## PROBLEM STATEMENT
With the images removed, repeat the data below exactly.

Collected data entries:
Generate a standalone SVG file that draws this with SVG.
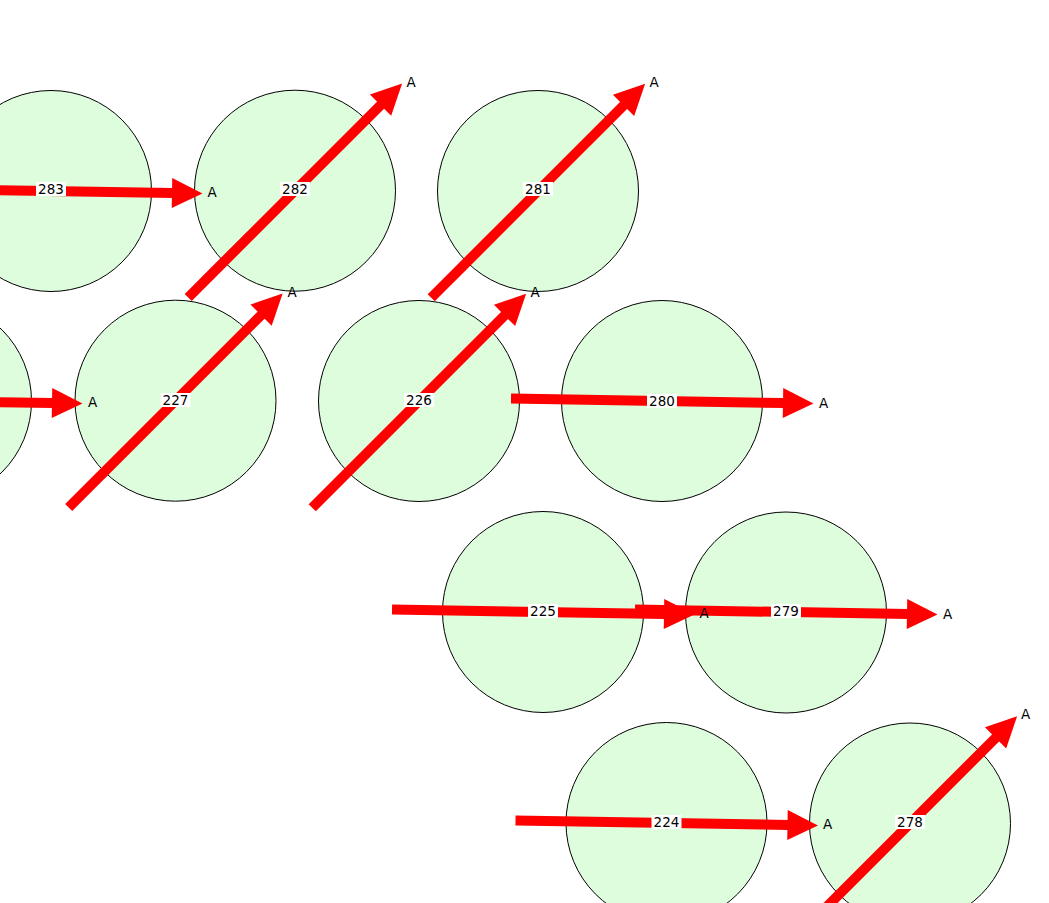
<svg xmlns="http://www.w3.org/2000/svg" width="1049" height="903" viewBox="0 0 1049 903">
<style>
.node{fill:#ddfddd;stroke:#000;stroke-width:1}
.edge line{stroke:#ff0000;stroke-width:10;stroke-linecap:butt}
.edge polygon{fill:#ff0000;stroke:none}
.lbl{font-family:"DejaVu Sans",sans-serif;font-size:13.5px;fill:#000;text-anchor:middle;dominant-baseline:central}
.bg{fill:#fff}
</style>
<defs>
<g id="arrow" class="edge"><line x1="-151" y1="0" x2="122" y2="0"/><polygon points="121,-15 151.5,0 121,15"/></g>
</defs>
<rect width="1049" height="903" fill="#fff"/>
<g id="nodes">
<g id="n283"><circle class="node" cx="51" cy="191" r="100.5"/></g>
<g id="n282"><circle class="node" cx="295" cy="190.7" r="100.5"/></g>
<g id="n281"><circle class="node" cx="538" cy="191" r="100.5"/></g>
<g id="nL"><circle class="node" cx="-69" cy="401" r="100.5"/></g>
<g id="n227"><circle class="node" cx="175.5" cy="400.7" r="100.5"/></g>
<g id="n226"><circle class="node" cx="419" cy="401" r="100.5"/></g>
<g id="n280"><circle class="node" cx="662" cy="401" r="100.5"/></g>
<g id="n225"><circle class="node" cx="543" cy="612" r="100.5"/></g>
<g id="n279"><circle class="node" cx="786" cy="612.5" r="100.5"/></g>
<g id="n224"><circle class="node" cx="666.5" cy="823" r="100.5"/></g>
<g id="n278"><circle class="node" cx="910" cy="823.5" r="100.5"/></g>
</g>
<g id="connectors">
<use href="#arrow" transform="translate(51,191) rotate(0.95)"/>
<use href="#arrow" transform="translate(-69,401) rotate(0.95)"/>
<use href="#arrow" transform="translate(662,401) rotate(0.95)"/>
<use href="#arrow" transform="translate(543,612) rotate(0.95)"/>
<use href="#arrow" transform="translate(786,612) rotate(0.95)"/>
<use href="#arrow" transform="translate(666.5,823) rotate(0.95)"/>
<use href="#arrow" transform="translate(295,190.7) rotate(-45)"/>
<use href="#arrow" transform="translate(538,191) rotate(-45)"/>
<use href="#arrow" transform="translate(175.5,400.7) rotate(-45)"/>
<use href="#arrow" transform="translate(419,401) rotate(-45)"/>
<use href="#arrow" transform="translate(910,823.5) rotate(-45)"/>
</g>
<g id="labels">
<g id="l283"><rect class="bg" x="36" y="182" width="30" height="14"/><text class="lbl" x="51" y="189">283</text></g>
<g id="l282"><rect class="bg" x="280" y="182" width="30" height="14"/><text class="lbl" x="295" y="189">282</text></g>
<g id="l281"><rect class="bg" x="523" y="182" width="30" height="14"/><text class="lbl" x="538" y="189">281</text></g>
<g id="l227"><rect class="bg" x="160.5" y="393" width="30" height="14"/><text class="lbl" x="175.5" y="400">227</text></g>
<g id="l226"><rect class="bg" x="404" y="393" width="30" height="14"/><text class="lbl" x="419" y="400">226</text></g>
<g id="l280"><rect class="bg" x="647" y="394" width="30" height="14"/><text class="lbl" x="662" y="401">280</text></g>
<g id="l225"><rect class="bg" x="528" y="604" width="30" height="14"/><text class="lbl" x="543" y="611">225</text></g>
<g id="l279"><rect class="bg" x="771" y="604" width="30" height="14"/><text class="lbl" x="786" y="611">279</text></g>
<g id="l224"><rect class="bg" x="651.5" y="815" width="30" height="14"/><text class="lbl" x="666.5" y="822">224</text></g>
<g id="l278"><rect class="bg" x="895" y="815" width="30" height="14"/><text class="lbl" x="910" y="822">278</text></g>
</g>
<g id="targets">
<text class="lbl" x="212" y="192">A</text>
<text class="lbl" x="92.5" y="402">A</text>
<text class="lbl" x="823.5" y="403">A</text>
<text class="lbl" x="704" y="613">A</text>
<text class="lbl" x="947.5" y="613.5">A</text>
<text class="lbl" x="827.5" y="824">A</text>
<text class="lbl" x="411" y="81.5">A</text>
<text class="lbl" x="654" y="82">A</text>
<text class="lbl" x="292" y="292">A</text>
<text class="lbl" x="535" y="292">A</text>
<text class="lbl" x="1025.5" y="714">A</text>
</g>
</svg>
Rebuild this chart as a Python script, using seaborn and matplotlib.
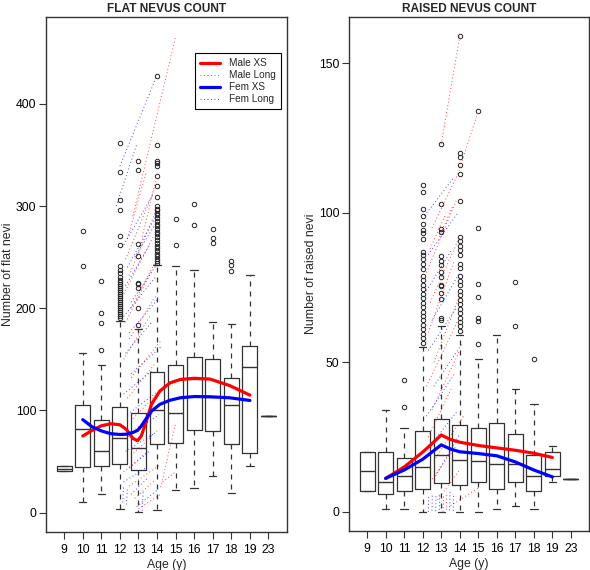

## FINISHED TASK
Generate a standalone SVG file that draws this with SVG.
<svg xmlns="http://www.w3.org/2000/svg" width="1049" height="903" viewBox="0 0 1049 903">
<style>
.node{fill:#ddfddd;stroke:#000;stroke-width:1}
.edge line{stroke:#ff0000;stroke-width:10;stroke-linecap:butt}
.edge polygon{fill:#ff0000;stroke:none}
.lbl{font-family:"DejaVu Sans",sans-serif;font-size:13.5px;fill:#000;text-anchor:middle;dominant-baseline:central}
.bg{fill:#fff}
</style>
<defs>
<g id="arrow" class="edge"><line x1="-151" y1="0" x2="122" y2="0"/><polygon points="121,-15 151.5,0 121,15"/></g>
</defs>
<rect width="1049" height="903" fill="#fff"/>
<g id="nodes">
<g id="n283"><circle class="node" cx="51" cy="191" r="100.5"/></g>
<g id="n282"><circle class="node" cx="295" cy="190.7" r="100.5"/></g>
<g id="n281"><circle class="node" cx="538" cy="191" r="100.5"/></g>
<g id="nL"><circle class="node" cx="-69" cy="401" r="100.5"/></g>
<g id="n227"><circle class="node" cx="175.5" cy="400.7" r="100.5"/></g>
<g id="n226"><circle class="node" cx="419" cy="401" r="100.5"/></g>
<g id="n280"><circle class="node" cx="662" cy="401" r="100.5"/></g>
<g id="n225"><circle class="node" cx="543" cy="612" r="100.5"/></g>
<g id="n279"><circle class="node" cx="786" cy="612.5" r="100.5"/></g>
<g id="n224"><circle class="node" cx="666.5" cy="823" r="100.5"/></g>
<g id="n278"><circle class="node" cx="910" cy="823.5" r="100.5"/></g>
</g>
<g id="connectors">
<use href="#arrow" transform="translate(51,191) rotate(0.95)"/>
<use href="#arrow" transform="translate(-69,401) rotate(0.95)"/>
<use href="#arrow" transform="translate(662,401) rotate(0.95)"/>
<use href="#arrow" transform="translate(543,612) rotate(0.95)"/>
<use href="#arrow" transform="translate(786,612) rotate(0.95)"/>
<use href="#arrow" transform="translate(666.5,823) rotate(0.95)"/>
<use href="#arrow" transform="translate(295,190.7) rotate(-45)"/>
<use href="#arrow" transform="translate(538,191) rotate(-45)"/>
<use href="#arrow" transform="translate(175.5,400.7) rotate(-45)"/>
<use href="#arrow" transform="translate(419,401) rotate(-45)"/>
<use href="#arrow" transform="translate(910,823.5) rotate(-45)"/>
</g>
<g id="labels">
<g id="l283"><rect class="bg" x="36" y="182" width="30" height="14"/><text class="lbl" x="51" y="189">283</text></g>
<g id="l282"><rect class="bg" x="280" y="182" width="30" height="14"/><text class="lbl" x="295" y="189">282</text></g>
<g id="l281"><rect class="bg" x="523" y="182" width="30" height="14"/><text class="lbl" x="538" y="189">281</text></g>
<g id="l227"><rect class="bg" x="160.5" y="393" width="30" height="14"/><text class="lbl" x="175.5" y="400">227</text></g>
<g id="l226"><rect class="bg" x="404" y="393" width="30" height="14"/><text class="lbl" x="419" y="400">226</text></g>
<g id="l280"><rect class="bg" x="647" y="394" width="30" height="14"/><text class="lbl" x="662" y="401">280</text></g>
<g id="l225"><rect class="bg" x="528" y="604" width="30" height="14"/><text class="lbl" x="543" y="611">225</text></g>
<g id="l279"><rect class="bg" x="771" y="604" width="30" height="14"/><text class="lbl" x="786" y="611">279</text></g>
<g id="l224"><rect class="bg" x="651.5" y="815" width="30" height="14"/><text class="lbl" x="666.5" y="822">224</text></g>
<g id="l278"><rect class="bg" x="895" y="815" width="30" height="14"/><text class="lbl" x="910" y="822">278</text></g>
</g>
<g id="targets">
<text class="lbl" x="212" y="192">A</text>
<text class="lbl" x="92.5" y="402">A</text>
<text class="lbl" x="823.5" y="403">A</text>
<text class="lbl" x="704" y="613">A</text>
<text class="lbl" x="947.5" y="613.5">A</text>
<text class="lbl" x="827.5" y="824">A</text>
<text class="lbl" x="411" y="81.5">A</text>
<text class="lbl" x="654" y="82">A</text>
<text class="lbl" x="292" y="292">A</text>
<text class="lbl" x="535" y="292">A</text>
<text class="lbl" x="1025.5" y="714">A</text>
</g>
</svg>
Rebuild this chart as a Python script, using seaborn and matplotlib.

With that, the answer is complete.